→ EXERCISE DIRECTIONS: Starting with the first line below, extract each line through the one that contains "import plotly.graph_objects as go", inclusive, excluding pictures.

┏━━

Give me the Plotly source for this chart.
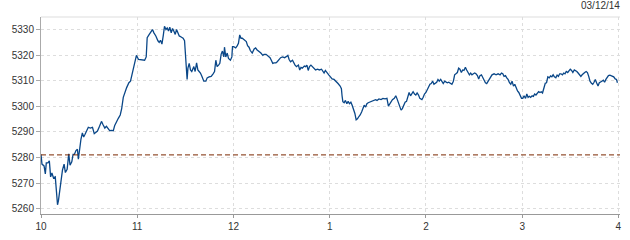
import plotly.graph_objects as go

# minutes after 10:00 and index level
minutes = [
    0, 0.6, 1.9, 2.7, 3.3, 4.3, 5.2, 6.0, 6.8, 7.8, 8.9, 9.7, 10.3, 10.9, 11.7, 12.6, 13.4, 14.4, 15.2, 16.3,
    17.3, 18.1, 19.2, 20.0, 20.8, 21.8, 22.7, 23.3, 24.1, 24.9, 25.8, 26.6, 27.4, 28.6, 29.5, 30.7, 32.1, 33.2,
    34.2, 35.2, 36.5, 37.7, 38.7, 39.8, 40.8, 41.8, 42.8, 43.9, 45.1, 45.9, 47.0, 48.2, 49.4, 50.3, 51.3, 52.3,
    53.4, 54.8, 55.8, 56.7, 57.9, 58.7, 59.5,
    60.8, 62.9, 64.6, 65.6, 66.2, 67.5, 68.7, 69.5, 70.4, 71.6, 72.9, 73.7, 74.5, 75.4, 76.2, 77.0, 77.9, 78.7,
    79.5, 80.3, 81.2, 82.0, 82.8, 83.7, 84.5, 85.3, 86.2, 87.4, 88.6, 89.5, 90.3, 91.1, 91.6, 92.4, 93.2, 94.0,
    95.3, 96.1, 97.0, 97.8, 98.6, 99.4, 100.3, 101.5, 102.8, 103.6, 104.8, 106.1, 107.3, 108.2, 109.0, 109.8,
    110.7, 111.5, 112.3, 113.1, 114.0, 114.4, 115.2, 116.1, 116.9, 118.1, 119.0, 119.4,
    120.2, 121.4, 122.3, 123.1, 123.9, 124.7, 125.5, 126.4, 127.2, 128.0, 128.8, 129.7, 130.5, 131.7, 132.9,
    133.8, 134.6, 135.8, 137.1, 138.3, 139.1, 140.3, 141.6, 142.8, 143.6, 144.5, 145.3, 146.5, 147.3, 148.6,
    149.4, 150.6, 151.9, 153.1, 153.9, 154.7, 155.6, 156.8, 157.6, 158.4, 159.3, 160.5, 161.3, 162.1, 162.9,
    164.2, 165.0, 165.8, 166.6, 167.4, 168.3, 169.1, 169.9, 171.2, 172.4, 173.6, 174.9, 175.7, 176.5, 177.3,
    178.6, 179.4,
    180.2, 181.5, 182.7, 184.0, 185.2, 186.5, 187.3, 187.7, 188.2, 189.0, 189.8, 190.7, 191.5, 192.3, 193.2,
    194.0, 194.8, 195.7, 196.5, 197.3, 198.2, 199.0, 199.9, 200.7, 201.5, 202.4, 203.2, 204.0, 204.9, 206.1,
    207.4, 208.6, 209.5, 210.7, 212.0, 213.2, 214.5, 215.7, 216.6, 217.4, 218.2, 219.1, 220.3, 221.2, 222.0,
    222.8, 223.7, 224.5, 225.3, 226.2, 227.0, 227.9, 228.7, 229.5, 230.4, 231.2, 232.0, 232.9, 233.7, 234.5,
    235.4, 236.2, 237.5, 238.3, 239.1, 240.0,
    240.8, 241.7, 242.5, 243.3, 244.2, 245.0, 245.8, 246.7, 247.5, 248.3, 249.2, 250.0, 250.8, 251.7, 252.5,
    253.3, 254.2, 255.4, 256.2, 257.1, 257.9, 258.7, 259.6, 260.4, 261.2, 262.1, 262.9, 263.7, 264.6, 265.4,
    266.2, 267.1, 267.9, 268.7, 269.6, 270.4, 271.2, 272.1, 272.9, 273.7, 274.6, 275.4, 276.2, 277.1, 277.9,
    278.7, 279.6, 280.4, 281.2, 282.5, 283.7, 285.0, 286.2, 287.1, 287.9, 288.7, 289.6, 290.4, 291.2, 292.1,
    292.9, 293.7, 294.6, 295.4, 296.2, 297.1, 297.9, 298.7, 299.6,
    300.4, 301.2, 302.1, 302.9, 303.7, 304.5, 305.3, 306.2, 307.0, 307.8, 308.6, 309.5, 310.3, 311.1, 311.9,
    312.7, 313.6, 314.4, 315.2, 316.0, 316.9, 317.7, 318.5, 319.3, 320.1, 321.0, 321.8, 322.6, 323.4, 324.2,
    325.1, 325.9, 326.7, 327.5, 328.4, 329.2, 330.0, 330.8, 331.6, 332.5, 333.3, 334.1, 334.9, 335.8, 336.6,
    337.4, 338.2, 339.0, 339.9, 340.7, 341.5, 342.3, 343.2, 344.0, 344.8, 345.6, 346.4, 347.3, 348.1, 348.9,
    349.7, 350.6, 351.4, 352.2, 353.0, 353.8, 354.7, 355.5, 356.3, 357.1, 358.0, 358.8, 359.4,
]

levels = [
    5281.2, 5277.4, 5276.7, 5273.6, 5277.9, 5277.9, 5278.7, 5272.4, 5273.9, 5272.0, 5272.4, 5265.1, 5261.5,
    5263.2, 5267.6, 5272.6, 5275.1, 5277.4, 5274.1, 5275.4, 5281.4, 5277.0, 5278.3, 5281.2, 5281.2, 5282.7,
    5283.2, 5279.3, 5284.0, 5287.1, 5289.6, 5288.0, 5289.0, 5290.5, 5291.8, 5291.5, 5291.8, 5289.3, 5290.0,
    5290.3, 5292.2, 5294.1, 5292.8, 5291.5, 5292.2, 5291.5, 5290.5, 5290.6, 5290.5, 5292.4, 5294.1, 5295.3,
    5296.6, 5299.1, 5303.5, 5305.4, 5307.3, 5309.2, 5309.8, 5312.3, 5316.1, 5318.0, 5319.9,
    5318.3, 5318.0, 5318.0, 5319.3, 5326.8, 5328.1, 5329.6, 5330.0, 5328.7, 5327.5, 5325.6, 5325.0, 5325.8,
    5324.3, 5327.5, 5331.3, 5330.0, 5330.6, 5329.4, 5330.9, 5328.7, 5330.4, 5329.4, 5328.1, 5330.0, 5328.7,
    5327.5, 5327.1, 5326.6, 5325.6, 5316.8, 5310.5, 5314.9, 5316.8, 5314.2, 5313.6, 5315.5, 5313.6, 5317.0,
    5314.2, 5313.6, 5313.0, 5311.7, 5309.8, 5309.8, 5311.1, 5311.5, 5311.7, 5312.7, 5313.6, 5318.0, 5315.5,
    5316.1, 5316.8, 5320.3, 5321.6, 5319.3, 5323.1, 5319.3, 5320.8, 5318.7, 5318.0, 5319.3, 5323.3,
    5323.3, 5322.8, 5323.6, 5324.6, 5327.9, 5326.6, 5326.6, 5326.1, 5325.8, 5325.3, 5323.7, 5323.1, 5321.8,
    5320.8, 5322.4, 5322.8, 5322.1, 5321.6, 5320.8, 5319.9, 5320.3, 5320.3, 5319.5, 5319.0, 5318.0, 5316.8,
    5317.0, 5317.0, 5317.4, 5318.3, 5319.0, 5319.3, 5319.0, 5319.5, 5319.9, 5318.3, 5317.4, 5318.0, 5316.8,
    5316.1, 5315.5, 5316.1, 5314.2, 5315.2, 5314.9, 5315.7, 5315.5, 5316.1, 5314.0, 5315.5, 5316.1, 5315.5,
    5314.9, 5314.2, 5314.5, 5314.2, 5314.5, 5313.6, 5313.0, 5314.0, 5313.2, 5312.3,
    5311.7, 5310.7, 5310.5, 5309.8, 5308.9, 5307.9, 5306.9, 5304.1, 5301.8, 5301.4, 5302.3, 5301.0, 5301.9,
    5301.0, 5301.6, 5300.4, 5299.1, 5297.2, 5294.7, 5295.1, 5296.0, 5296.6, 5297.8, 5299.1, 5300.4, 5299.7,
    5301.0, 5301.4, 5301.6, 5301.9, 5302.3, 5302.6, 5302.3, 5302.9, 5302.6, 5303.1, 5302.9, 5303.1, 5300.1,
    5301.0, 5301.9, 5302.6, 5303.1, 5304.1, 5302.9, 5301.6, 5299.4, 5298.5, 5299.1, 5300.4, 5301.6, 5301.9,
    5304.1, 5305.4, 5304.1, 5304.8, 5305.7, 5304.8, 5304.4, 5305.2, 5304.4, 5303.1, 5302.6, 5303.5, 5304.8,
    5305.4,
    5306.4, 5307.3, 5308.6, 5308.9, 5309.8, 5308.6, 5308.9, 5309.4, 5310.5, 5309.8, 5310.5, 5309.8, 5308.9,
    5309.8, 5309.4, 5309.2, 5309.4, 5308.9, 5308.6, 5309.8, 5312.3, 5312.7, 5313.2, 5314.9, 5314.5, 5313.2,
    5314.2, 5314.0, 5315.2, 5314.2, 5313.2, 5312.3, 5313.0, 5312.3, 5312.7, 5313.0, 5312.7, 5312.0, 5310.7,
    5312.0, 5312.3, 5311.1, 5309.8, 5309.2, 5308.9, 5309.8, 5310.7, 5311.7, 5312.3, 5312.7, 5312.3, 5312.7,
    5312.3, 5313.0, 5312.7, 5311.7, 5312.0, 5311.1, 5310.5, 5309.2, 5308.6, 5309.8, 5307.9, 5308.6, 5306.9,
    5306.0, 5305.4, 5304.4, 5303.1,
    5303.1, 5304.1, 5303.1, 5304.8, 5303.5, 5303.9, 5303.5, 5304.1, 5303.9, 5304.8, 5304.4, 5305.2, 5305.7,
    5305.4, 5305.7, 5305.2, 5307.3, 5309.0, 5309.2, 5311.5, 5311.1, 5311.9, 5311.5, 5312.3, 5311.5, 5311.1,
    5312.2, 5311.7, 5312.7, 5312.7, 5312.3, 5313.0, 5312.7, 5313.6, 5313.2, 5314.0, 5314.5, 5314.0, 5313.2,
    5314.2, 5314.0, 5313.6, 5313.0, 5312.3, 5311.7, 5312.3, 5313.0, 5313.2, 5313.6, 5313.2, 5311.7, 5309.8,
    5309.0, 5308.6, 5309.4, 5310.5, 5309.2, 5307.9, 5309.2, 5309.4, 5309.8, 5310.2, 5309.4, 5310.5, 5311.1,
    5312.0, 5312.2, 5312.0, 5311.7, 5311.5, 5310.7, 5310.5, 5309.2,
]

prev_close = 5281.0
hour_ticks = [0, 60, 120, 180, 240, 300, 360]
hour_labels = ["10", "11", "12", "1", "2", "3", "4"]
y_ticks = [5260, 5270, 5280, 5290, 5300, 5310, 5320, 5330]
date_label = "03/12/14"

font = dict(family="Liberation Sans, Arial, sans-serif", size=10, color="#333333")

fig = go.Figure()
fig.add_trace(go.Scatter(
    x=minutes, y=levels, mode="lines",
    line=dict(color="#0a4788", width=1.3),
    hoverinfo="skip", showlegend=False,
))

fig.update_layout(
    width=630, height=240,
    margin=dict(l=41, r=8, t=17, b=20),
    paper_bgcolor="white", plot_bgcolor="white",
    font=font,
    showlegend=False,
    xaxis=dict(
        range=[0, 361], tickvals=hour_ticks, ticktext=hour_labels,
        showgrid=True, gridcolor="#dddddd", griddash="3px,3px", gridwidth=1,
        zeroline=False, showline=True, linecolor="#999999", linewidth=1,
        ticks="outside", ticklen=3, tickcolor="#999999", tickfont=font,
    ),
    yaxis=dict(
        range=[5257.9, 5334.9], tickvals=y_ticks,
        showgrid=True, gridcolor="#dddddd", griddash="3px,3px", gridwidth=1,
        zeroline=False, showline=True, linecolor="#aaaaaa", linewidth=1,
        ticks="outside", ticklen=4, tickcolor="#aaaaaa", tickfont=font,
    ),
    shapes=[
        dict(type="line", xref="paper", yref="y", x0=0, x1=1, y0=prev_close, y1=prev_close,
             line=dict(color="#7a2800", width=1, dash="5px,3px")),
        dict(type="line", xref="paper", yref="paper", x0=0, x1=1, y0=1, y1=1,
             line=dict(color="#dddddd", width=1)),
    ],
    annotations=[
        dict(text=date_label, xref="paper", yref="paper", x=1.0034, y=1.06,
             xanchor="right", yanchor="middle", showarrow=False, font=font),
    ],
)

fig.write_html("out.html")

┗━━

→ WRITTEN SOLUTION:
Give me the Plotly source for this chart.
import plotly.graph_objects as go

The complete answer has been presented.